Ever found yourself staring at a math problem and wondering, "What exactly is a factor?" It’s a question that pops up surprisingly often, and thankfully, the answer is pretty straightforward, like finding the building blocks of a number.
Think of it this way: a factor is a number that divides evenly into another number. It’s like a perfect fit, with no remainder left over. For instance, if you have 12 cookies, you can divide them into groups of 2 (six groups), groups of 3 (four groups), groups of 4 (three groups), or groups of 6 (two groups). So, 2, 3, 4, and 6 are all factors of 12. And don't forget 1 and 12 itself – every number is divisible by 1 and itself, making them its most basic factors.
This idea of factors is fundamental. It's how we understand multiplication and division on a deeper level. When we talk about factors, we're essentially looking for the numbers that, when multiplied together, give us our target number. So, for 12, we have 2 x 6 = 12, and 3 x 4 = 12. The numbers in these pairs (2, 6, 3, 4) are the factors.
It's also worth noting the relationship between factors and multiples. While factors are the numbers that make up another number through multiplication, multiples are the results of that multiplication. So, 12 is a multiple of 2, 3, 4, and 6, because you can multiply those numbers by something else to get 12. Conversely, 2, 3, 4, and 6 are factors of 12.
Sometimes, we get into what's called prime factorization. This is where we break a number down into its smallest possible factors, which are only divisible by 1 and themselves – these are prime numbers. For example, the prime factors of 12 are 2, 2, and 3, because 2 x 2 x 3 = 12. It’s like finding the absolute, indivisible atoms of a number.

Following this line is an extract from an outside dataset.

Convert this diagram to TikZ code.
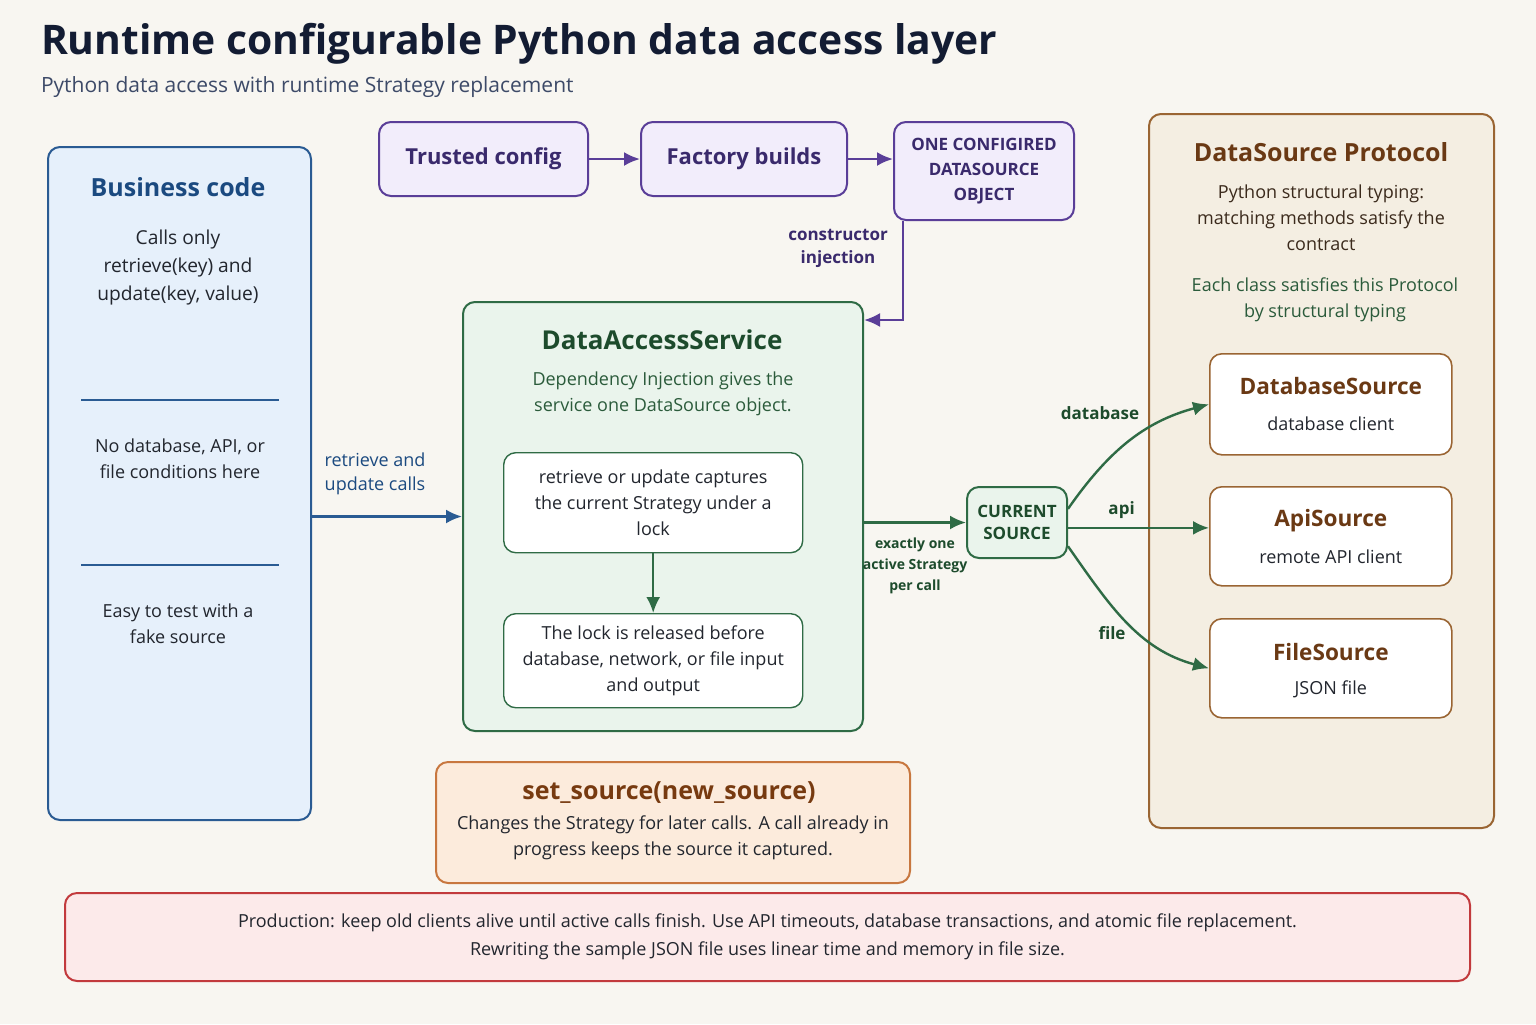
\documentclass[tikz,border=0pt]{standalone}
\usepackage{fontspec}
\setmainfont{Open Sans}
\usetikzlibrary{positioning,arrows.meta}

\definecolor{pagebg}{HTML}{F8F6F1}
\definecolor{titlec}{HTML}{131C33}
\definecolor{subc}{HTML}{3D4A68}
\definecolor{inkc}{HTML}{22262E}
\definecolor{bizfill}{HTML}{E6F0FB}
\definecolor{bizline}{HTML}{2A5B93}
\definecolor{bizhead}{HTML}{1B4A80}
\definecolor{cfgfill}{HTML}{F2EDFB}
\definecolor{cfgline}{HTML}{5A3E98}
\definecolor{cfgtext}{HTML}{3A2A6C}
\definecolor{dasfill}{HTML}{EAF4EC}
\definecolor{dasline}{HTML}{2F6B45}
\definecolor{dashead}{HTML}{1D4B2C}
\definecolor{dastext}{HTML}{2B5B3B}
\definecolor{protfill}{HTML}{F4EEE2}
\definecolor{protline}{HTML}{9A6533}
\definecolor{prothead}{HTML}{6A3914}
\definecolor{prottext}{HTML}{3B2A1C}
\definecolor{setfill}{HTML}{FCEBDC}
\definecolor{setline}{HTML}{C8773F}
\definecolor{sethead}{HTML}{773A10}
\definecolor{prodfill}{HTML}{FCEAEA}
\definecolor{prodline}{HTML}{C23A3D}

\begin{document}
\begin{tikzpicture}[x=0.5pt,y=-0.5pt,line width=1pt,>={Latex[length=8pt,width=7pt]},
	box/.style={draw,rounded corners=6pt,line width=1pt,inner sep=0pt,anchor=north west},
	body/.style={align=center,text=inkc,font=\fontsize{9}{13}\selectfont},
	bizbox/.style={box,draw=bizline,fill=bizfill},
	cfgbox/.style={box,draw=cfgline,fill=cfgfill,text=cfgtext,align=center},
	dasbox/.style={box,draw=dasline,fill=dasfill},
	innerbox/.style={box,draw=dasline,fill=white,line width=0.7pt,body},
	curbox/.style={box,draw=dasline,fill=dasfill,text=dashead,align=center,font=\bfseries\fontsize{8.5}{11}\selectfont},
	protbox/.style={box,draw=protline,fill=protfill},
	srcbox/.style={box,draw=protline,fill=white,line width=0.8pt},
	srchead/.style={text=prothead,font=\bfseries\fontsize{11.3}{14}\selectfont},
	head/.style={font=\bfseries\fontsize{12.5}{15}\selectfont},
	lbl/.style={align=center,font=\bfseries\fontsize{8.5}{11.5}\selectfont,inner sep=1pt},
	bluearrow/.style={->,draw=bizline,line width=1.2pt},
	purplearrow/.style={->,draw=cfgline,line width=1.2pt},
	greenarrow/.style={->,draw=dasline,line width=1.2pt}]

	%the page and its heading
	\useasboundingbox[fill=pagebg] (0,0) rectangle (1536,1024);
	\node[anchor=west,inner sep=0pt,text=titlec,font=\bfseries\fontsize{20.4}{24}\selectfont] (title) at (40,44) {Runtime configurable Python data access layer};
	\node[anchor=west,inner sep=0pt,text=subc,font=\fontsize{10.5}{12}\selectfont] (subtitle) at (40,87) {Python data access with runtime Strategy replacement};

	%the business code
	\node[bizbox,minimum width=131.5pt,minimum height=336.5pt] (biz) at (47,146) {};
	\node[head,text=bizhead] (bizt) at (178,187) {Business code};
	\node[body,font=\fontsize{9.6}{14}\selectfont] (bizcalls) at (178,268) {Calls only\\retrieve(key) and\\update(key, value)};
	\draw[bizline,line width=0.6pt] (81,400) -- (279,400);
	\node[body] (bizno) at (180,459) {No database, API, or\\file conditions here};
	\draw[bizline,line width=0.6pt] (81,565) -- (279,565);
	\node[body] (biztest) at (178,624) {Easy to test with a\\fake source};

	%the configuration chain
	\node[cfgbox,font=\bfseries\fontsize{11}{13}\selectfont,minimum width=104.5pt,minimum height=37pt] (trusted) at (378,121) {Trusted config};
	\node[cfgbox,font=\bfseries\fontsize{11}{13}\selectfont,minimum width=103pt,minimum height=37pt,right=25.5pt of trusted] (factory) {Factory builds};
	\node[cfgbox,font=\bfseries\fontsize{8.5}{12.5}\selectfont,minimum width=90pt,minimum height=49pt] (onecfg) at (893,121) {ONE CONFIGIRED\\DATASOURCE\\OBJECT};
	\draw[purplearrow] (trusted) -- (factory);
	\draw[purplearrow] (factory.east) -- (factory.east -| onecfg.west);

	%the service
	\node[dasbox,minimum width=200pt,minimum height=214.5pt] (das) at (462,301) {};
	\node[head,text=dashead,font=\bfseries\fontsize{13}{15}\selectfont] (dast) at (662,340) {DataAccessService};
	\node[body,text=dastext] (dasdi) at (663,394) {Dependency Injection gives the\\service one DataSource object.};
	\node[innerbox,minimum width=149.5pt,minimum height=50pt] (capture) at (503,452) {retrieve or update captures\\the current Strategy under a\\lock};
	\node[innerbox,minimum width=149.5pt,minimum height=47pt] (release) at (503,613) {The lock is released before\\database, network, or file input\\and output};
	\draw[greenarrow] (capture) -- (release);
	\draw[purplearrow] ([xshift=5pt]onecfg.south west) |- node[lbl,text=cfgtext,pos=0.14,left=6pt] {constructor\\injection} ([yshift=-9.5pt]das.north east);
	\draw[bluearrow] (biz.east |- das.west) -- node[lbl,text=bizhead,font=\fontsize{9}{12}\selectfont,above=9pt,pos=0.42] {retrieve and\\update calls} (das.west);

	%the current strategy
	\node[curbox,minimum width=50pt,minimum height=35.5pt] (cur) at (966,486) {CURRENT\\SOURCE};
	\draw[greenarrow] (das.east |- cur.west) -- node[lbl,text=dashead,font=\bfseries\fontsize{7}{10.5}\selectfont,below=6pt] {exactly one\\active Strategy\\per call} (cur.west);

	%the protocol and its sources
	\node[protbox,minimum width=172.5pt,minimum height=357pt] (proto) at (1148,113) {};
	\node[head,text=prothead] (protot) at (1321,152) {DataSource Protocol};
	\node[body,text=prottext] (prototyping) at (1321,218) {Python structural typing:\\matching methods satisfy the\\contract};
	\node[body,text=dastext] (protoeach) at (1325,300) {Each class satisfies this Protocol\\by structural typing};
	\node[srcbox,minimum width=121pt,minimum height=50.5pt] (dbsrc) at (1209,353) {};
	\node[srchead] at ([yshift=-16.5pt]dbsrc.north) {DatabaseSource};
	\node[body] at ([yshift=-35.5pt]dbsrc.north) {database client};
	\node[srcbox,minimum width=121pt,minimum height=49.5pt] (apisrc) at (1209,486) {};
	\node[srchead] at ([yshift=-17.5pt]apisrc.north) {ApiSource};
	\node[body] at ([yshift=-35.5pt]apisrc.north) {remote API client};
	\node[srcbox,minimum width=121pt,minimum height=49.5pt] (filesrc) at (1209,618) {};
	\node[srchead] at ([yshift=-17pt]filesrc.north) {FileSource};
	\node[body] at ([yshift=-35.5pt]filesrc.north) {JSON file};

	\draw[greenarrow] (cur.15) to[out=55,in=195] (dbsrc.west);
	\node[lbl,text=dashead] at (1100,413) {database};
	\draw[greenarrow] (cur.-6) -- node[lbl,text=dashead,pos=0.38,above=3pt] {api} (cur.-6 -| apisrc.west);
	\draw[greenarrow] (cur.-25) to[out=-55,in=165] (filesrc.west);
	\node[lbl,text=dashead] at (1112,633) {file};

	%changing the strategy
	\node[box,draw=setline,fill=setfill,minimum width=237pt,minimum height=60.5pt] (setsrc) at (435,761) {};
	\node[head,text=sethead] (sett) at (669,793) {set\_source(new\_source)};
	\node[body] (settxt) at (673,838) {Changes the Strategy for later calls. A call already in\\progress keeps the source it captured.};

	%production note
	\node[box,draw=prodline,fill=prodfill,minimum width=702.5pt,minimum height=44pt,body,font=\fontsize{9}{14}\selectfont] (prod) at (64,892) {Production: keep old clients alive until active calls finish. Use API timeouts, database transactions, and atomic file replacement.\\Rewriting the sample JSON file uses linear time and memory in file size.};

\end{tikzpicture}
\end{document}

While the concept of factors might seem simple, it’s a cornerstone for so many more complex mathematical ideas. It’s the quiet, essential piece that helps us build bigger mathematical structures, much like how understanding the basic components of matter is crucial for fields like quantum physics, where scientists are exploring the very building blocks of the universe. Even in the realm of quantum computing, where researchers are pushing the boundaries of what's computationally possible, the underlying mathematical principles, including factorization, remain vital.